RECORDS SUPPLIED:
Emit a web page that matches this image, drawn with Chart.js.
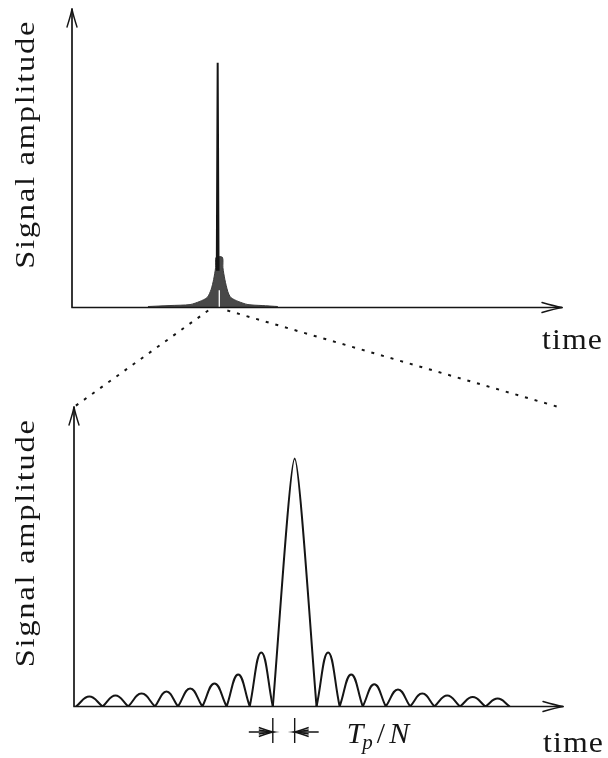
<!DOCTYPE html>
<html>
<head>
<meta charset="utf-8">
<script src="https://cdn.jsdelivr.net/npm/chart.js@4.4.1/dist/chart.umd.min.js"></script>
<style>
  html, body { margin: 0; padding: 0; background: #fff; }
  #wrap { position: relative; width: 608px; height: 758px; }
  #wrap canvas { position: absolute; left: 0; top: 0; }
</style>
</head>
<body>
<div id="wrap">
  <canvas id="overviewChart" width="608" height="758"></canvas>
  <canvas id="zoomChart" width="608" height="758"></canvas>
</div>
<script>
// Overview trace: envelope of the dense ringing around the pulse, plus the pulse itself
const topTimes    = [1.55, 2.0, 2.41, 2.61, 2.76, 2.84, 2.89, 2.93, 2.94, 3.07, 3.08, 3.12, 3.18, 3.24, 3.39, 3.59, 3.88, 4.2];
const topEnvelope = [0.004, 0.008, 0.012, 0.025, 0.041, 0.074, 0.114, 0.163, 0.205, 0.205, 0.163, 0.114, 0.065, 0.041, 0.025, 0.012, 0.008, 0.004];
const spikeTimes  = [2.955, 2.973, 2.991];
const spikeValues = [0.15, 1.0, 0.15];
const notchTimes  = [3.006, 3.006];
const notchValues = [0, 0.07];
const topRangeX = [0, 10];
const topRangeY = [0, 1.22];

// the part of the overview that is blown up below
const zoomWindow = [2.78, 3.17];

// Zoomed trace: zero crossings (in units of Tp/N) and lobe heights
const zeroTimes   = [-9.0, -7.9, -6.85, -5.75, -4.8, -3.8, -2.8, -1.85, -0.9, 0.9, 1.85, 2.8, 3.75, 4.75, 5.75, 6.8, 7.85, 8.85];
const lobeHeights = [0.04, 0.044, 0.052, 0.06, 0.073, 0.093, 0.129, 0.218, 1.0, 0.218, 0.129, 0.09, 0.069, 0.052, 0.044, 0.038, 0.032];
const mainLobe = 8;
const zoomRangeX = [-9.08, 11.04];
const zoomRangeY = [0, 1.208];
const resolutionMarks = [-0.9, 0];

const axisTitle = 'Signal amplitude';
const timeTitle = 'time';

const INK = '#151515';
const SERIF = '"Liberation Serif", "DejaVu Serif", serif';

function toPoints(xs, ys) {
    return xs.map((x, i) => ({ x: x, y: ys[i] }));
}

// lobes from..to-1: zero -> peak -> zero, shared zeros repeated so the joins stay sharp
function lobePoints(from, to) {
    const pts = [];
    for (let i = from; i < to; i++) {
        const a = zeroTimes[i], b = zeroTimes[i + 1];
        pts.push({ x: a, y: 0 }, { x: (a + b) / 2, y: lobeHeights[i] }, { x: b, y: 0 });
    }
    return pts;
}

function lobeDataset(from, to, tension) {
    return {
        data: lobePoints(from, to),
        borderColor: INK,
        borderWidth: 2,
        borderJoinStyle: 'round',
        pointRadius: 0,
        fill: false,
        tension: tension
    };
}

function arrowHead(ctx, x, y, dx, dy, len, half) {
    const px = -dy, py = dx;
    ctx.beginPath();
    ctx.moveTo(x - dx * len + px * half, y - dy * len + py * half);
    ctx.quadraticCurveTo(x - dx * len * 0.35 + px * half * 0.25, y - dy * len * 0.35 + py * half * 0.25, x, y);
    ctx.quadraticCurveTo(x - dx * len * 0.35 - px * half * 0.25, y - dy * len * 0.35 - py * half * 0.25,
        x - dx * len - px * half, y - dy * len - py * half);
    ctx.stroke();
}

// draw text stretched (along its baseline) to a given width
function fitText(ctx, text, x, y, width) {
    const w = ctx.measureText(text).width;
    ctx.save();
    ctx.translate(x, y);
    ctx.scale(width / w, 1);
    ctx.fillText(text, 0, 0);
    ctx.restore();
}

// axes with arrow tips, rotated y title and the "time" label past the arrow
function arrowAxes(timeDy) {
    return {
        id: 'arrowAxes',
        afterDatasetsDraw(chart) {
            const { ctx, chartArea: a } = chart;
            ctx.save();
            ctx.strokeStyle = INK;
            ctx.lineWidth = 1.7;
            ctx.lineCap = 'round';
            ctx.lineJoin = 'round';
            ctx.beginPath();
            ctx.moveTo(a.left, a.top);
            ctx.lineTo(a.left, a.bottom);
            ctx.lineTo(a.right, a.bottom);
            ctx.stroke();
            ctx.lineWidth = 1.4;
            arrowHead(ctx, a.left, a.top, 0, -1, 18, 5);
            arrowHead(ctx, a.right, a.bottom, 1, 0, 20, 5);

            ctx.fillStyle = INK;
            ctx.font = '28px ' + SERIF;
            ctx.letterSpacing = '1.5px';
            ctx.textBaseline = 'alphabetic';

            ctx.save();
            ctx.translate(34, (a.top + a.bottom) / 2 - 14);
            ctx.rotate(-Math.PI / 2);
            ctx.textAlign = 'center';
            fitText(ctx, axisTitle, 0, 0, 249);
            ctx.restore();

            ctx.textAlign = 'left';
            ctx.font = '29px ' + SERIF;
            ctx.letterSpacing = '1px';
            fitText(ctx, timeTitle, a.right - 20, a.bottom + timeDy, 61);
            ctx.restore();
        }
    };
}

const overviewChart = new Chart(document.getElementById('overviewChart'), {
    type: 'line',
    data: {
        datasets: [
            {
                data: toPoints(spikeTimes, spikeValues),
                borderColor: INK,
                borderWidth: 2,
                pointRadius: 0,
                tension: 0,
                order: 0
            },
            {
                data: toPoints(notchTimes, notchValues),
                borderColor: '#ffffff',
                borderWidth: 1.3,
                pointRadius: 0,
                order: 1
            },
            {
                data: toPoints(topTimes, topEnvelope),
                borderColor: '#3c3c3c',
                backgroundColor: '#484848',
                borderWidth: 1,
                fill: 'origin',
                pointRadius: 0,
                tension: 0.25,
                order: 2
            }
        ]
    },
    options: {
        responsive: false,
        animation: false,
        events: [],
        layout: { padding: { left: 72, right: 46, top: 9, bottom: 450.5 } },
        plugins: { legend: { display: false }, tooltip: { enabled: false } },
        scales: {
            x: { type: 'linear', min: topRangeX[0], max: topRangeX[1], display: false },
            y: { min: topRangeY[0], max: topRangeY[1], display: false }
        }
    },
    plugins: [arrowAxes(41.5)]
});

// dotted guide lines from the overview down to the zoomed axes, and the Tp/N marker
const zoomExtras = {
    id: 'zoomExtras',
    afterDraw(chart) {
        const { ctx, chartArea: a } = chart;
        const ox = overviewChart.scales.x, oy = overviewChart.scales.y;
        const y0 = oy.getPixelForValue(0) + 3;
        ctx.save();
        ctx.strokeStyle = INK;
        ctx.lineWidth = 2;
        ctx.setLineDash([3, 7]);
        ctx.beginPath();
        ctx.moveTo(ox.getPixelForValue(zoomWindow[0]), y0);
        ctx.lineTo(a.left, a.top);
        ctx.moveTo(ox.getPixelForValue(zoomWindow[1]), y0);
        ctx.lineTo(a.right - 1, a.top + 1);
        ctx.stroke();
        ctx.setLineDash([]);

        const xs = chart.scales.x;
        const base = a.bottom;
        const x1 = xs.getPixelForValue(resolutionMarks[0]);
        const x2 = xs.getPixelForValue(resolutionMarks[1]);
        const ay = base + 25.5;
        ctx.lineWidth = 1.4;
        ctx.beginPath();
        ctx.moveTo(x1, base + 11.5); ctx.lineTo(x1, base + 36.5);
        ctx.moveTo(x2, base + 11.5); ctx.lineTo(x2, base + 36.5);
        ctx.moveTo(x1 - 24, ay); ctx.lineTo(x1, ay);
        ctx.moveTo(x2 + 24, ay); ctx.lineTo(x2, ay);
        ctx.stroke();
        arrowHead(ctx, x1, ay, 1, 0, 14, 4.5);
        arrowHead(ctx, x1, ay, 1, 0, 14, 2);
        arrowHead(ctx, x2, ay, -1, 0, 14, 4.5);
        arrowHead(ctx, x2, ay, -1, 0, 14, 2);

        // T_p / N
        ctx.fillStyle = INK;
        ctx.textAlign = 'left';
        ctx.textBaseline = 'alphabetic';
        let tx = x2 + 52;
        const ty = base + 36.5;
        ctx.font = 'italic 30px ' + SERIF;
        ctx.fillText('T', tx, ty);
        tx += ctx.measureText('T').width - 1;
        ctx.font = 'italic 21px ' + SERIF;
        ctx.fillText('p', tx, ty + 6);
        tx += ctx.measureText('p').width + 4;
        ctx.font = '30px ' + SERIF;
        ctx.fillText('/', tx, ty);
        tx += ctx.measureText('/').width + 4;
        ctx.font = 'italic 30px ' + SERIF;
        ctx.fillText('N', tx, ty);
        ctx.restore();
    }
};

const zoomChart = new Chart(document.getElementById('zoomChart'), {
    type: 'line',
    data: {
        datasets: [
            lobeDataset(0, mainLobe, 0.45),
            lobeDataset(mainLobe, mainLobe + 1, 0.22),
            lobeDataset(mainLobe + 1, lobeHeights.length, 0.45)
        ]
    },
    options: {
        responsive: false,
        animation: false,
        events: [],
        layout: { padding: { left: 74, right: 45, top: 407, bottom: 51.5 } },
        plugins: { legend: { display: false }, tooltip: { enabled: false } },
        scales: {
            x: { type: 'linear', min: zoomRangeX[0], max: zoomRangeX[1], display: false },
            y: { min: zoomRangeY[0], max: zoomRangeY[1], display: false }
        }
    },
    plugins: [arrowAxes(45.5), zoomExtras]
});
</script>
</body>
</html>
* * *
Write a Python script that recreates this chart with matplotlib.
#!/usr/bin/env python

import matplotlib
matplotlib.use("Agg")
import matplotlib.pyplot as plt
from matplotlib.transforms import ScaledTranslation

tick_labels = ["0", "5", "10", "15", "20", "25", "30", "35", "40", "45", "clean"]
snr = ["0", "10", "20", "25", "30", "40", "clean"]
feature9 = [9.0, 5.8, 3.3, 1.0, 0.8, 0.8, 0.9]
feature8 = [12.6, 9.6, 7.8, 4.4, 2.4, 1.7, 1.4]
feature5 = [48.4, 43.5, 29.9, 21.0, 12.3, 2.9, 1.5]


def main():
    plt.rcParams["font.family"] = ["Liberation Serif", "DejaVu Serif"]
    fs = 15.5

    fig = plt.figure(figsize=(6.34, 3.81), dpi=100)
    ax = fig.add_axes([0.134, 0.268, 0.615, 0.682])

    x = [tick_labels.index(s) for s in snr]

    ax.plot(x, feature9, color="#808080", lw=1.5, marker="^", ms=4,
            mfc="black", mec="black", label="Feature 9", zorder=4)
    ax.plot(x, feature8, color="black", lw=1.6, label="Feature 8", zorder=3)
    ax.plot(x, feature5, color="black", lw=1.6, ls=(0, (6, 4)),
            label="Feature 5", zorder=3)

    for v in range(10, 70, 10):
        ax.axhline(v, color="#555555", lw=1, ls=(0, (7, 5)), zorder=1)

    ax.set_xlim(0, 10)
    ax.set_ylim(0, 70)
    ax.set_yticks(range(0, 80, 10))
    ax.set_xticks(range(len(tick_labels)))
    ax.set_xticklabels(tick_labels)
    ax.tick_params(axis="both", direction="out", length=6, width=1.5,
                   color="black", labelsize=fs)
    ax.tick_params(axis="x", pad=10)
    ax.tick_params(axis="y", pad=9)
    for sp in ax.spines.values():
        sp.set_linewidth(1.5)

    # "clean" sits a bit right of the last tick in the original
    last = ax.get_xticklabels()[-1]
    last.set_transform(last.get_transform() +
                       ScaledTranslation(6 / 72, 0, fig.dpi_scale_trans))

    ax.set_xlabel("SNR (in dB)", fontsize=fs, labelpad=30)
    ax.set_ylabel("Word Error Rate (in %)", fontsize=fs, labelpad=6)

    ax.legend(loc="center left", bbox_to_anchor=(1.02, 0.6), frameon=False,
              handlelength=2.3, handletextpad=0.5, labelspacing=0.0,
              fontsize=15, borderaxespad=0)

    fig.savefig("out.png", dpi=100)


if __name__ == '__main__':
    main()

WHAT IS EXPECTED:
Retype the portion of the data above that starts on the line with "Write a Python" and finishes on the line with "(7, 5)), zorder=1)", including both of those lines.

ANSWER TO THIS TASK:
Write a Python script that recreates this chart with matplotlib.
#!/usr/bin/env python

import matplotlib
matplotlib.use("Agg")
import matplotlib.pyplot as plt
from matplotlib.transforms import ScaledTranslation

tick_labels = ["0", "5", "10", "15", "20", "25", "30", "35", "40", "45", "clean"]
snr = ["0", "10", "20", "25", "30", "40", "clean"]
feature9 = [9.0, 5.8, 3.3, 1.0, 0.8, 0.8, 0.9]
feature8 = [12.6, 9.6, 7.8, 4.4, 2.4, 1.7, 1.4]
feature5 = [48.4, 43.5, 29.9, 21.0, 12.3, 2.9, 1.5]


def main():
    plt.rcParams["font.family"] = ["Liberation Serif", "DejaVu Serif"]
    fs = 15.5

    fig = plt.figure(figsize=(6.34, 3.81), dpi=100)
    ax = fig.add_axes([0.134, 0.268, 0.615, 0.682])

    x = [tick_labels.index(s) for s in snr]

    ax.plot(x, feature9, color="#808080", lw=1.5, marker="^", ms=4,
            mfc="black", mec="black", label="Feature 9", zorder=4)
    ax.plot(x, feature8, color="black", lw=1.6, label="Feature 8", zorder=3)
    ax.plot(x, feature5, color="black", lw=1.6, ls=(0, (6, 4)),
            label="Feature 5", zorder=3)

    for v in range(10, 70, 10):
        ax.axhline(v, color="#555555", lw=1, ls=(0, (7, 5)), zorder=1)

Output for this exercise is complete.